Kebab Kings: A celebration of Australia
Behind the counters of ubiquitous Australian kebab shops, a treasure trove of drama and heart was just waiting to be discovered for SBS doco Kebab Kings.
Kebab Kings
Walk into any popular kebab shop on a Saturday night and you can find a stunning cross-section of Australian society.
The old, the young, the wealthy, the working class, and yes, the ones who have a few beers under their belt, can all be seen lining up for a late-night feast.
You would be forgiven for not immediately thinking this would translate to a three-part documentary series, but as executive producer Michael Cordell found out, it’s television gold.
Because while these people wolf down their kebabs, or share a bucket of chips, or fall off their seats in a drunken mess, nothing is off the cards.
“It’s really surprising the range of people and hilarious discussions about the most bizarre things that we eavesdrop on. Things that you could never script,” he says.
“People talking about drugs and alcohol, sex, dating, Tinder, politics, relationships: a million different discussions that give a snapshot of contemporary Australia.”
At the heart of it, are the two kebab shops – Oz Turk on Sydney’s George Street and Smith Kebabs in Melbourne’s Collingwood.
Cordell says they searched far and wide for two shops that were in a bustling location, but also had a strong story to tell.
For Oz Turk, the family who lovingly built up the shop and customers over 14 years of hard work and sacrifice make the heart-breaking decision to sell-up to concentrate on their health. But there’s some tension when it comes to the ambitious new owners, who want to change the way things are run.
Meanwhile in Melbourne, the young couple running Smith Kebabs have built the Australian dream for themselves after emigrating from India almost a decade ago. But the pressure is on to balance time with their young family and look after the business, especially when they take a huge financial risk to expand it.
“Interspersed between the narratives of the shop owners are all the encounters with the customers, which are really compelling and completely unpredictable,” Cordell says.
“On the one extreme you’ve got people that are drunk and very poorly behaved and occasionally verging on racist, but other times you’ve got people that are fantastic and good-humoured.”
The three-part series was filmed over almost a month in the lead up to Christmas 2014 – the busiest time of year for kebab shops. Using fixed rig cameras, they captured 3,000 hours of footage, which had to be whittled down to just three, one-hour episodes.
Signs were put up throughout the stores during filming, but with no traditional camera crew around, people let their guard down in a way that wouldn’t have been possible otherwise.

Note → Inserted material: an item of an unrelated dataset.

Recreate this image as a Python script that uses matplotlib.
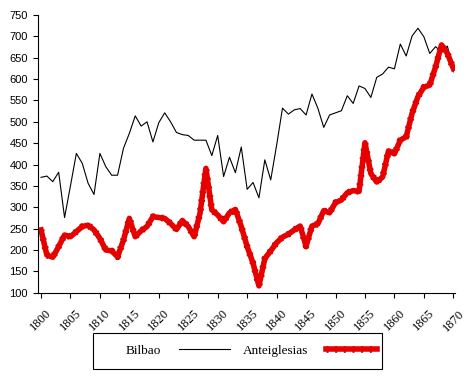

The result is a raw, unflinching look at multicultural Australia – the good, the bad, and the plain ugly.
“The material we got is really, really unfiltered, so you never really get the sense that people are performing for the cameras or they’re holding back. It’s really refreshing, spontaneous, and feels very real,” Cordell says.
But amid the antics and drama, an interesting message about Australian society emerges.
“We are living in a time of extraordinary division where some of the fabric of our society is fraying at the edges a little bit,” Cordell says.
“You’ve got extremist groups calling for reducing the number of migrants, refugee intake and being ill disposed towards Muslims in particular.”
It’s in kebab shops that multicultural Australia collides with white Anglo-Saxon Australia, but the story Cordell discovered wasn’t about a fiery culture clash.
“If there’s one observation that comes through, it’s that if these shops are a reflection of modern Australia then people are actually getting on really well,” he says.
“Sure, there are occasional flare ups, there are instances of racism, but there’s a really lovely warmth and generosity that is more often displayed than division and angst.”
At Oz Turk, owner Fatima is called Mama by one of her regulars, because of how much she cares for her customers. They include Sydney’s homeless, with Oz Turk offering them food and a seat out of the rain.
Meanwhile in Melbourne, owners Mustafa and Zareena are devout Muslims and don’t drink, smoke or party, yet they run a shop sandwiched between two gay bars and pubs.
“So in a way their business is all about serving people whose values and beliefs might be quite different from theirs,” Cordell says.
“But they are not at all judgmental and very tolerant, so you basically get a really warm celebration of Australians getting on rather than being at odds with one another.”